Glowing particle may reveal how lightning is sparked

Around 2,500 people die in lightning strikes around India each year. — © AFP

By deploying a precisely aligned pair of laser beams, scientists from Austria can now hold a single aerosol particle in place and monitor how it charges up. The particle’s glow signals each step in its changing electrical state, revealing how electrons are kicked away and how the particle sometimes releases sudden bursts of charge. Such behaviors mirror what may be happening inside storm clouds. The technique could help explain how lightning gets its initial spark.

Aerosols are tiny droplets or solid particles suspended in the air, and they surround us constantly. Some are large enough to see, such as springtime pollen, while others, like viruses that circulate during flu season, are far too small for the human eye. A few can even be sensed by taste, including the fine salt particles carried on ocean winds.

Researchers have been studying the behaviour of ice crystals that form within clouds. To better understand how these crystals gather charge, the scientists have modelled aerosols made from very small, transparent silica spheres.

This is based on a technique that uses two intersecting laser beams to trap, stabilise, and electrically charge a single silica particle. This setup opens the door to new investigations into how cloud electrification begins and how lightning is sparked.

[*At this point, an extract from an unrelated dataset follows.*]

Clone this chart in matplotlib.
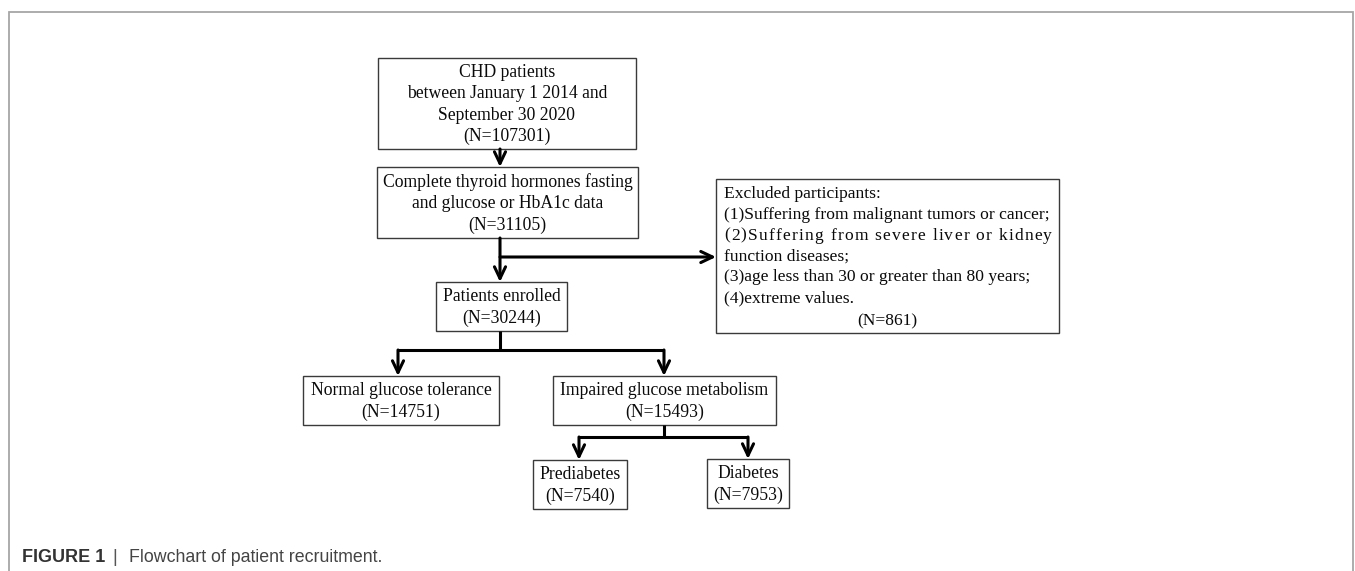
import matplotlib
matplotlib.use("Agg")
import matplotlib.pyplot as plt
from matplotlib.patches import Rectangle, FancyArrowPatch

W, H = 1355, 571

# flowchart content
box_labels = [
    ["CHD patients", "between January 1 2014 and", "September 30 2020"],
    ["Complete thyroid hormones fasting", "and glucose or HbA1c data"],
    ["Patients enrolled"],
    ["Normal glucose tolerance"],
    ["Impaired glucose metabolism"],
    ["Prediabetes"],
    ["Diabetes"],
]
box_counts = [107301, 31105, 30244, 14751, 15493, 7540, 7953]

excluded_lines = [
    "Excluded participants:",
    "(1)Suffering from malignant tumors or cancer;",
    "(2)Suffering from severe liver or kidney",
    "function diseases;",
    "(3)age less than 30 or greater than 80 years;",
    "(4)extreme values.",
]
excluded_count = 861

caption_bold = "FIGURE 1"
caption_text = "Flowchart of patient recruitment."

# layout in pixel coords: (left, top, right, bottom)
box_pos = [
    (378, 58, 636, 149),
    (377, 167, 638, 238),
    (436, 282, 567, 331),
    (303, 376, 499, 425),
    (553, 376, 776, 425),
    (533, 460, 627, 509),
    (707, 459, 789, 508),
]
excl_pos = (716, 179, 1059, 333)

serif = ["Liberation Serif", "DejaVu Serif"]
sans = ["Liberation Sans", "DejaVu Sans"]

fig = plt.figure(figsize=(W / 100, H / 100), dpi=100)
ax = fig.add_axes([0, 0, 1, 1])
ax.set_xlim(0, W)
ax.set_ylim(H, 0)
ax.axis("off")

# outer frame (left, top, right)
ax.plot([9, 9, 1353, 1353], [H, 12, 12, H], color="#a6a6a6", lw=1.3,
        solid_joinstyle="miter")


def draw_box(pos, lines, fs=12.7, spacing=21.5):
    l, t, r, b = pos
    ax.add_patch(Rectangle((l, t), r - l, b - t, fill=False,
                           edgecolor="#3a3a3a", lw=1.0))
    cx = (l + r) / 2
    cy = (t + b) / 2
    n = len(lines)
    for i, s in enumerate(lines):
        y = cy + (i - (n - 1) / 2) * spacing + 1
        ax.text(cx, y, s, ha="center", va="center", fontsize=fs,
                family=serif, color="#0a0a0a")


for pos, lab, cnt in zip(box_pos, box_labels, box_counts):
    draw_box(pos, lab + [f"(N={cnt})"])

# excluded box
l, t, r, b = excl_pos
ax.add_patch(Rectangle((l, t), r - l, b - t, fill=False,
                       edgecolor="#3a3a3a", lw=1.0))
fs_ex = 12.6
y0 = 194
step = 20.8
renderer = fig.canvas.get_renderer()


def text_width(s):
    t_ = ax.text(0, 0, s, fontsize=fs_ex, family=serif)
    w = t_.get_window_extent(renderer).width
    t_.remove()
    return w


for i, s in enumerate(excluded_lines):
    y = y0 + i * step
    if s.startswith("(2)"):
        # justified line: spread characters over the full width
        target = 1052 - 724
        natural = text_width(s)
        extra = (target - natural) / (len(s) - 1)
        wx = text_width("x")
        for k, ch in enumerate(s):
            if ch == " ":
                continue
            off = (text_width(s[:k] + "x") - wx) if k > 0 else 0
            ax.text(724 + off + k * extra, y, ch, ha="left", va="center",
                    fontsize=fs_ex, family=serif, color="#0a0a0a")
    else:
        ax.text(724, y, s, ha="left", va="center", fontsize=fs_ex,
                family=serif, color="#0a0a0a")
ax.text((l + r) / 2, y0 + len(excluded_lines) * step + 2.5,
        f"(N={excluded_count})", ha="center", va="center", fontsize=fs_ex,
        family=serif, color="#0a0a0a")

# connectors
lw = 2.2
col = "black"


def line(xs, ys):
    ax.plot(xs, ys, color=col, lw=lw, solid_capstyle="butt",
            solid_joinstyle="miter")


def arrow(x1, y1, x2, y2):
    ax.add_patch(FancyArrowPatch((x1, y1), (x2, y2),
                                 arrowstyle="->,head_length=0.42,head_width=0.2",
                                 mutation_scale=20, color=col, lw=lw,
                                 shrinkA=0, shrinkB=0))


arrow(500, 149, 500, 167)
arrow(500, 238, 500, 282)
arrow(500, 257, 716, 257)
line([500, 500], [331, 350])
line([398, 664], [350, 350])
arrow(398, 350, 398, 376)
arrow(664, 350, 664, 376)
line([664, 664], [425, 437])
line([579, 748], [437, 437])
arrow(579, 437, 579, 460)
arrow(748, 437, 748, 459)

# caption
ax.text(22, 557, caption_bold, ha="left", va="center", fontsize=13,
        family=sans, weight="bold", color="#333333")
ax.text(115, 557, "|", ha="center", va="center", fontsize=13,
        family=sans, color="#555555")
ax.text(129, 557, caption_text, ha="left", va="center", fontsize=12.8,
        family=sans, color="#444444")

fig.savefig("out.png", dpi=100)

A lone particle held by lasers may reveal the hidden spark that starts lightning

Using green laser beams to cross a space and measuring the bouncing from mirror to mirror, the scientists began to detect a slow, steady hissing noise coming from an anti-vibration table. It was observed that the beams travel through a series of aligned parts before converging into two narrow streams that enter a sealed container.

Where they meet, the beams create a concentrated point of light that can hold small particles in place. These “optical tweezers” keep drifting aerosols suspended long enough to study them. When a particle is caught, a bright green flash appears, confirming that the trap has successfully grabbed a glowing, perfectly round aerosol particle.

It was later discovered that the particles gain charge through a “two-photon process.” What is special here relates to aerosol particles usually carrying almost no net charge, with electrons (negatively charged entities) orbiting within each atom. Laser beams are made of photons (particles of light travelling at the speed of light).

When two photons strike the particle at the same moment and are absorbed together, they can remove a single electron. Losing that electron gives the particle one unit of positive charge, and with continued exposure, the particle becomes progressively more positively charged.

As such, scientists can now precisely observe the evolution of one aerosol particle as it charges up from neutral to highly charged and adjust the laser power to control the rate. As the charge builds, the particle also begins to lose charge again in sudden, short bursts. These spontaneous discharges hint at behaviours that may occur naturally in the atmosphere.

High above, cloud particles may undergo similar cycles of charge build-up and release. Thunderstorm clouds contain a mix of ice crystals and larger chunks of ice. As these collide, they trade electrical charges. Over time, the cloud becomes so electrically imbalanced that lightning forms.

It is thought that the earliest spark of a lightning bolt could arise directly from charged ice crystals. Yet the exact mechanism behind lightning formation remains unresolved. The new research supports the idea that an electric field inside clouds appears too weak to initiate lightning on its own.

The research appears in the journal Physical Review Letters, titled “Using Optical Tweezers to Simultaneously Trap, Charge, and Measure the Charge of a Microparticle in Air.”